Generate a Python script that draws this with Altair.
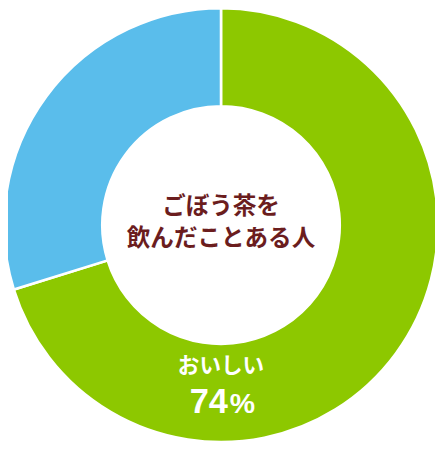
import altair as alt
import pandas as pd

categories = ["おいしい", "その他"]
values = [70.2, 29.8]
colors = ["#8DC800", "#5ABDEB"]
center_lines = ["ごぼう茶を", "飲んだことある人"]
slice_label = "おいしい"
pct_number = "74"
pct_sign = "%"

df = pd.DataFrame({"cat": categories, "val": values, "ord": list(range(len(values)))})

CX, CY = 217, 217
font = "Noto Sans CJK JP"
num_font = "Liberation Sans"

arc = alt.Chart(df).mark_arc(radius=221, radius2=121, stroke="white", strokeWidth=2.6).encode(
    theta=alt.Theta("val:Q", stack=True),
    order=alt.Order("ord:Q"),
    color=alt.Color("cat:N", scale=alt.Scale(domain=categories, range=colors), legend=None),
    x=alt.value(CX),
    y=alt.value(CY),
)

def txt(text, dx, dy, size, color, align="center", f=font, baseline="middle"):
    return alt.Chart(pd.DataFrame({"t": [text]})).mark_text(
        font=f, fontSize=size, fontWeight="bold", color=color, align=align, baseline=baseline
    ).encode(text="t:N", x=alt.value(CX + dx), y=alt.value(CY + dy))

brown = "#6B1D1E"
layers = [
    arc,
    txt(center_lines[0], 0, -18, 24, brown),
    txt(center_lines[1], 0, 14, 24, brown),
    txt(slice_label, 0, 144, 22, "white"),
    txt(pct_number, 7, 191, 35, "white", align="right", f=num_font, baseline="alphabetic"),
    txt(pct_sign, 9, 191, 29, "white", align="left", f=num_font, baseline="alphabetic"),
]

chart = alt.layer(*layers).properties(
    width=435, height=446, padding=0, autosize=alt.AutoSizeParams(type="none")
).configure_view(stroke=None)

chart.save("out.html", embed_options={"renderer": "svg", "actions": False})
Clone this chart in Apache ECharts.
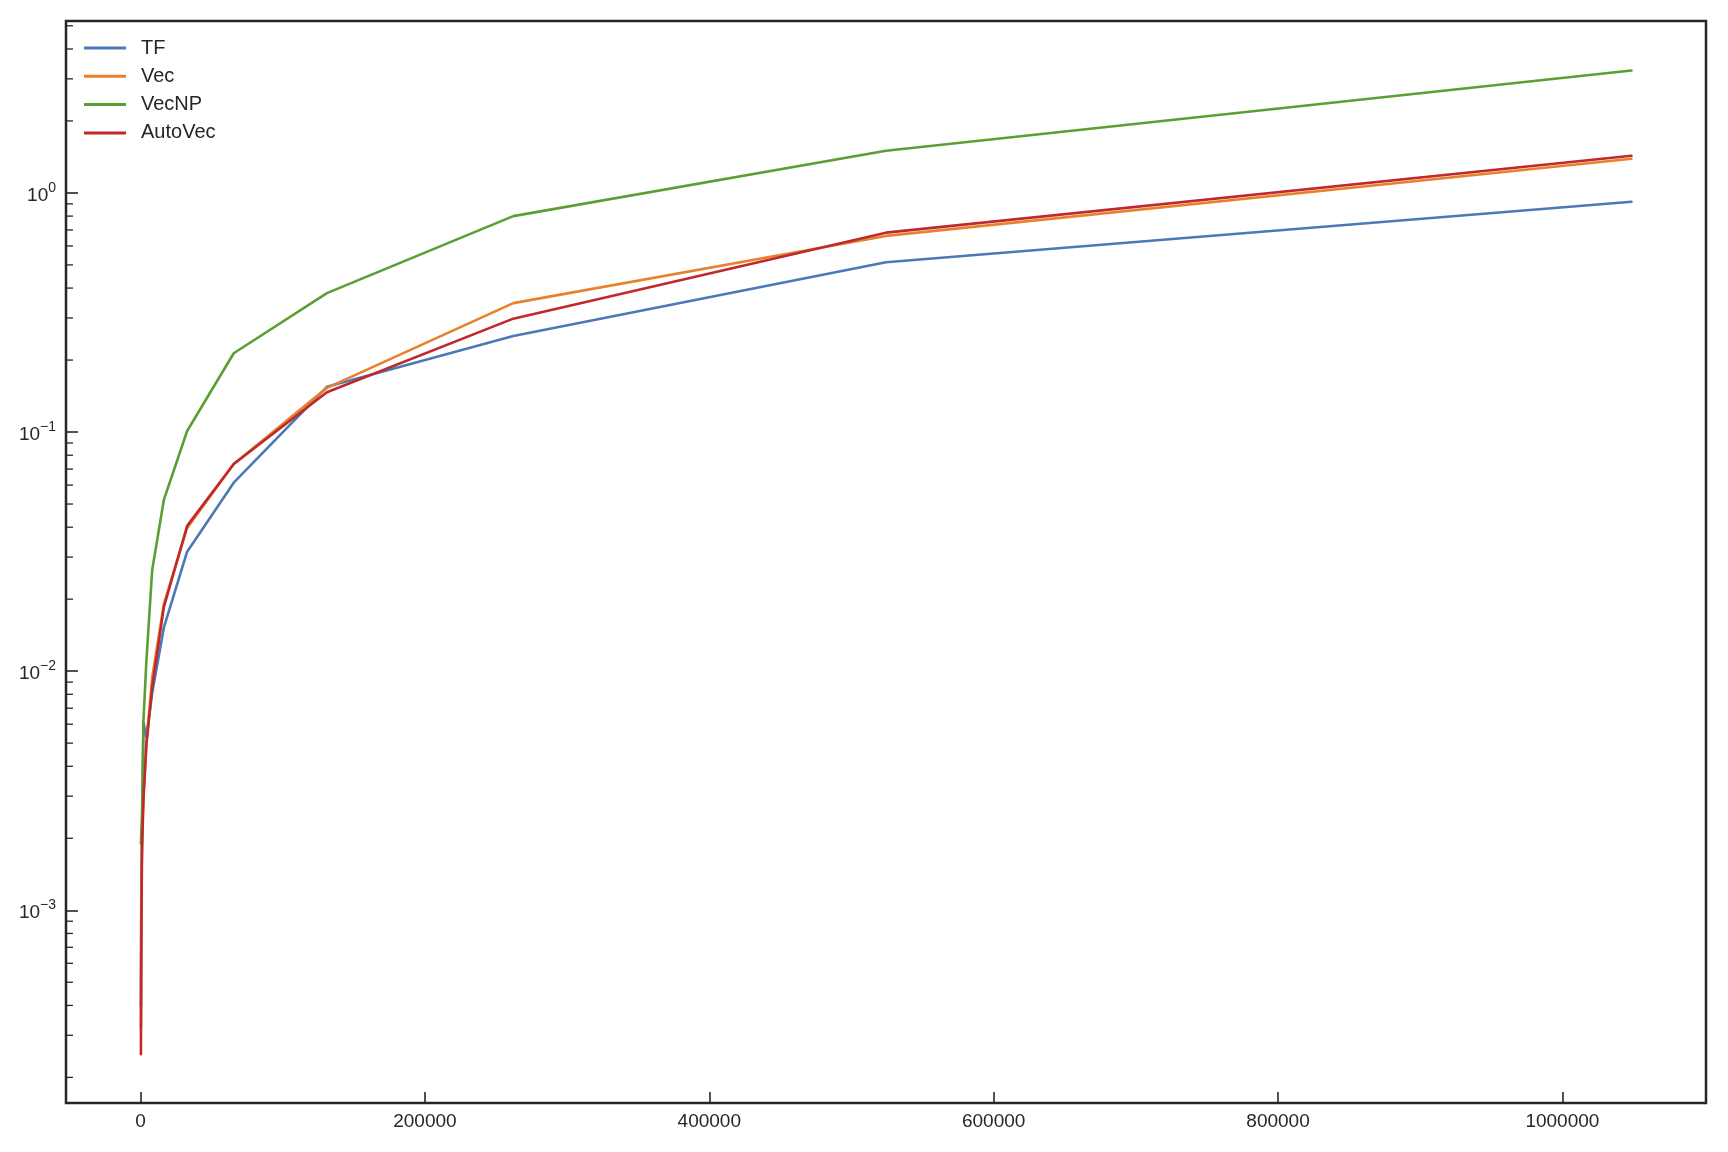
<!DOCTYPE html>
<html>
<head>
<meta charset="utf-8">
<script src="https://cdn.jsdelivr.net/npm/echarts@6/dist/echarts.min.js"></script>
<style>
html,body{margin:0;padding:0;background:#fff;}
#chart{width:1728px;height:1152px;}
</style>
</head>
<body>
<div id="chart"></div>
<script>
const sizes   = [256, 512, 1024, 2048, 4096, 8192, 16384, 32768, 65536, 131072, 262144, 524288, 1048576];
const tfVals  = [0.0004, 0.0011, 0.0019, 0.0061, 0.0053, 0.0081, 0.0152, 0.0316, 0.0614, 0.1545, 0.252, 0.513, 0.919];
const vecVals = [0.00032, 0.0011, 0.0020, 0.0030, 0.0050, 0.0094, 0.0191, 0.0397, 0.0735, 0.153, 0.346, 0.661, 1.39];
const vecNPVals = [0.0019, 0.0021, 0.0025, 0.0062, 0.011, 0.0265, 0.052, 0.101, 0.2135, 0.381, 0.80, 1.50, 3.25];
const autoVecVals = [0.00025, 0.00068, 0.0018, 0.0029, 0.0049, 0.0086, 0.0185, 0.0405, 0.0735, 0.1466, 0.298, 0.682, 1.43];
const seriesNames = ['TF', 'Vec', 'VecNP', 'AutoVec'];
const seriesColors = ['#4a79b7', '#e8812b', '#5a9e34', '#c1282c'];
const xTickLabels = ['0', '200000', '400000', '600000', '800000', '1000000'];

const FONT = "'Liberation Sans', Arial, sans-serif";
const INK = '#262626';
const GRID = {left: 66, right: 22, top: 21, bottom: 49};
const X_MIN = -52429, X_MAX = 1101005;
const Y_MIN = 1.563e-4, Y_MAX = 5.236;

const allVals = [tfVals, vecVals, vecNPVals, autoVecVals];
const series = seriesNames.map((name, k) => ({
  name: name,
  type: 'line',
  data: sizes.map((x, i) => [x, allVals[k][i]]),
  symbol: 'none',
  showSymbol: false,
  lineStyle: {width: 2.6, color: seriesColors[k], join: 'round', cap: 'round'},
  itemStyle: {color: seriesColors[k]},
  emphasis: {disabled: true},
  z: 2 + k,
  animation: false
}));

const chart = echarts.init(document.getElementById('chart'), null, {renderer: 'canvas'});
const sup = {'0': '0', '-1': '\u22121', '-2': '\u22122', '-3': '\u22123', '-4': '\u22124'};
chart.setOption({
  animation: false,
  backgroundColor: '#ffffff',
  grid: Object.assign({show: true, borderColor: INK, borderWidth: 2.5, backgroundColor: 'transparent'}, GRID),
  legend: {
    data: seriesNames,
    orient: 'vertical',
    left: 79,
    top: 33,
    icon: 'rect',
    itemWidth: 42,
    itemHeight: 3,
    itemGap: 8.3,
    textStyle: {fontFamily: FONT, fontSize: 20, color: INK, lineHeight: 20, padding: [0, 0, 0, 10]},
    selectedMode: false
  },
  xAxis: {
    type: 'value',
    min: X_MIN,
    max: X_MAX,
    splitNumber: 5,
    axisLine: {show: false, onZero: false},
    axisTick: {show: true, inside: true, length: 11, lineStyle: {color: INK, width: 1.6}},
    axisLabel: {
      show: true, margin: 9, fontFamily: FONT, fontSize: 19, color: INK,
      showMinLabel: false, showMaxLabel: false,
      formatter: function (v) {
        const idx = Math.round(v / 200000);
        if (Math.abs(v - idx * 200000) > 1 || idx < 0 || idx >= xTickLabels.length) return '';
        return xTickLabels[idx];
      }
    },
    splitLine: {show: false}
  },
  yAxis: {
    type: 'log',
    logBase: 10,
    min: Y_MIN,
    max: Y_MAX,
    axisLine: {show: false, onZero: false},
    axisTick: {show: true, inside: true, length: 12, lineStyle: {color: INK, width: 1.6}},
    axisLabel: {
      show: true, margin: 10, color: INK,
      showMinLabel: false, showMaxLabel: false,
      formatter: function (v) {
        const e = Math.round(Math.log10(v));
        if (Math.abs(Math.log10(v) - e) > 1e-6) return '';
        return '{b|10}{s|' + (sup[String(e)] || String(e)) + '}';
      },
      rich: {
        b: {fontFamily: FONT, fontSize: 19, color: INK, lineHeight: 24, verticalAlign: 'bottom'},
        s: {fontFamily: FONT, fontSize: 14, color: INK, lineHeight: 14, verticalAlign: 'top'}
      }
    },
    splitLine: {show: false},
    minorTick: {show: false}
  },
  series: series
});

// minor log ticks (2..9 x 10^k) placed through the axis scale
const minorEls = [];
for (let k = -5; k <= 1; k++) {
  for (let m = 2; m <= 9; m++) {
    const v = m * Math.pow(10, k);
    if (v <= Y_MIN || v >= Y_MAX) continue;
    const py = chart.convertToPixel({yAxisIndex: 0}, v);
    minorEls.push({
      type: 'line',
      shape: {x1: GRID.left, y1: py, x2: GRID.left + 7, y2: py},
      style: {stroke: INK, lineWidth: 1.3},
      silent: true,
      z: 10
    });
  }
}
chart.setOption({graphic: minorEls});
</script>
</body>
</html>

#####

* Problem description *
Print each of the records above exactly as written, leaving no picture in the copy.

* Exercise result *
Generate a Python script that draws this with Altair.
import altair as alt
import pandas as pd

categories = ["おいしい", "その他"]
values = [70.2, 29.8]
colors = ["#8DC800", "#5ABDEB"]
center_lines = ["ごぼう茶を", "飲んだことある人"]
slice_label = "おいしい"
pct_number = "74"
pct_sign = "%"

df = pd.DataFrame({"cat": categories, "val": values, "ord": list(range(len(values)))})

CX, CY = 217, 217
font = "Noto Sans CJK JP"
num_font = "Liberation Sans"

arc = alt.Chart(df).mark_arc(radius=221, radius2=121, stroke="white", strokeWidth=2.6).encode(
    theta=alt.Theta("val:Q", stack=True),
    order=alt.Order("ord:Q"),
    color=alt.Color("cat:N", scale=alt.Scale(domain=categories, range=colors), legend=None),
    x=alt.value(CX),
    y=alt.value(CY),
)

def txt(text, dx, dy, size, color, align="center", f=font, baseline="middle"):
    return alt.Chart(pd.DataFrame({"t": [text]})).mark_text(
        font=f, fontSize=size, fontWeight="bold", color=color, align=align, baseline=baseline
    ).encode(text="t:N", x=alt.value(CX + dx), y=alt.value(CY + dy))

brown = "#6B1D1E"
layers = [
    arc,
    txt(center_lines[0], 0, -18, 24, brown),
    txt(center_lines[1], 0, 14, 24, brown),
    txt(slice_label, 0, 144, 22, "white"),
    txt(pct_number, 7, 191, 35, "white", align="right", f=num_font, baseline="alphabetic"),
    txt(pct_sign, 9, 191, 29, "white", align="left", f=num_font, baseline="alphabetic"),
]

chart = alt.layer(*layers).properties(
    width=435, height=446, padding=0, autosize=alt.AutoSizeParams(type="none")
).configure_view(stroke=None)

chart.save("out.html", embed_options={"renderer": "svg", "actions": False})
Clone this chart in Apache ECharts.
<!DOCTYPE html>
<html>
<head>
<meta charset="utf-8">
<script src="https://cdn.jsdelivr.net/npm/echarts@6/dist/echarts.min.js"></script>
<style>
html,body{margin:0;padding:0;background:#fff;}
#chart{width:1728px;height:1152px;}
</style>
</head>
<body>
<div id="chart"></div>
<script>
const sizes   = [256, 512, 1024, 2048, 4096, 8192, 16384, 32768, 65536, 131072, 262144, 524288, 1048576];
const tfVals  = [0.0004, 0.0011, 0.0019, 0.0061, 0.0053, 0.0081, 0.0152, 0.0316, 0.0614, 0.1545, 0.252, 0.513, 0.919];
const vecVals = [0.00032, 0.0011, 0.0020, 0.0030, 0.0050, 0.0094, 0.0191, 0.0397, 0.0735, 0.153, 0.346, 0.661, 1.39];
const vecNPVals = [0.0019, 0.0021, 0.0025, 0.0062, 0.011, 0.0265, 0.052, 0.101, 0.2135, 0.381, 0.80, 1.50, 3.25];
const autoVecVals = [0.00025, 0.00068, 0.0018, 0.0029, 0.0049, 0.0086, 0.0185, 0.0405, 0.0735, 0.1466, 0.298, 0.682, 1.43];
const seriesNames = ['TF', 'Vec', 'VecNP', 'AutoVec'];
const seriesColors = ['#4a79b7', '#e8812b', '#5a9e34', '#c1282c'];
const xTickLabels = ['0', '200000', '400000', '600000', '800000', '1000000'];

const FONT = "'Liberation Sans', Arial, sans-serif";
const INK = '#262626';
const GRID = {left: 66, right: 22, top: 21, bottom: 49};
const X_MIN = -52429, X_MAX = 1101005;
const Y_MIN = 1.563e-4, Y_MAX = 5.236;

const allVals = [tfVals, vecVals, vecNPVals, autoVecVals];
const series = seriesNames.map((name, k) => ({
  name: name,
  type: 'line',
  data: sizes.map((x, i) => [x, allVals[k][i]]),
  symbol: 'none',
  showSymbol: false,
  lineStyle: {width: 2.6, color: seriesColors[k], join: 'round', cap: 'round'},
  itemStyle: {color: seriesColors[k]},
  emphasis: {disabled: true},
  z: 2 + k,
  animation: false
}));

const chart = echarts.init(document.getElementById('chart'), null, {renderer: 'canvas'});
const sup = {'0': '0', '-1': '\u22121', '-2': '\u22122', '-3': '\u22123', '-4': '\u22124'};
chart.setOption({
  animation: false,
  backgroundColor: '#ffffff',
  grid: Object.assign({show: true, borderColor: INK, borderWidth: 2.5, backgroundColor: 'transparent'}, GRID),
  legend: {
    data: seriesNames,
    orient: 'vertical',
    left: 79,
    top: 33,
    icon: 'rect',
    itemWidth: 42,
    itemHeight: 3,
    itemGap: 8.3,
    textStyle: {fontFamily: FONT, fontSize: 20, color: INK, lineHeight: 20, padding: [0, 0, 0, 10]},
    selectedMode: false
  },
  xAxis: {
    type: 'value',
    min: X_MIN,
    max: X_MAX,
    splitNumber: 5,
    axisLine: {show: false, onZero: false},
    axisTick: {show: true, inside: true, length: 11, lineStyle: {color: INK, width: 1.6}},
    axisLabel: {
      show: true, margin: 9, fontFamily: FONT, fontSize: 19, color: INK,
      showMinLabel: false, showMaxLabel: false,
      formatter: function (v) {
        const idx = Math.round(v / 200000);
        if (Math.abs(v - idx * 200000) > 1 || idx < 0 || idx >= xTickLabels.length) return '';
        return xTickLabels[idx];
      }
    },
    splitLine: {show: false}
  },
  yAxis: {
    type: 'log',
    logBase: 10,
    min: Y_MIN,
    max: Y_MAX,
    axisLine: {show: false, onZero: false},
    axisTick: {show: true, inside: true, length: 12, lineStyle: {color: INK, width: 1.6}},
    axisLabel: {
      show: true, margin: 10, color: INK,
      showMinLabel: false, showMaxLabel: false,
      formatter: function (v) {
        const e = Math.round(Math.log10(v));
        if (Math.abs(Math.log10(v) - e) > 1e-6) return '';
        return '{b|10}{s|' + (sup[String(e)] || String(e)) + '}';
      },
      rich: {
        b: {fontFamily: FONT, fontSize: 19, color: INK, lineHeight: 24, verticalAlign: 'bottom'},
        s: {fontFamily: FONT, fontSize: 14, color: INK, lineHeight: 14, verticalAlign: 'top'}
      }
    },
    splitLine: {show: false},
    minorTick: {show: false}
  },
  series: series
});

// minor log ticks (2..9 x 10^k) placed through the axis scale
const minorEls = [];
for (let k = -5; k <= 1; k++) {
  for (let m = 2; m <= 9; m++) {
    const v = m * Math.pow(10, k);
    if (v <= Y_MIN || v >= Y_MAX) continue;
    const py = chart.convertToPixel({yAxisIndex: 0}, v);
    minorEls.push({
      type: 'line',
      shape: {x1: GRID.left, y1: py, x2: GRID.left + 7, y2: py},
      style: {stroke: INK, lineWidth: 1.3},
      silent: true,
      z: 10
    });
  }
}
chart.setOption({graphic: minorEls});
</script>
</body>
</html>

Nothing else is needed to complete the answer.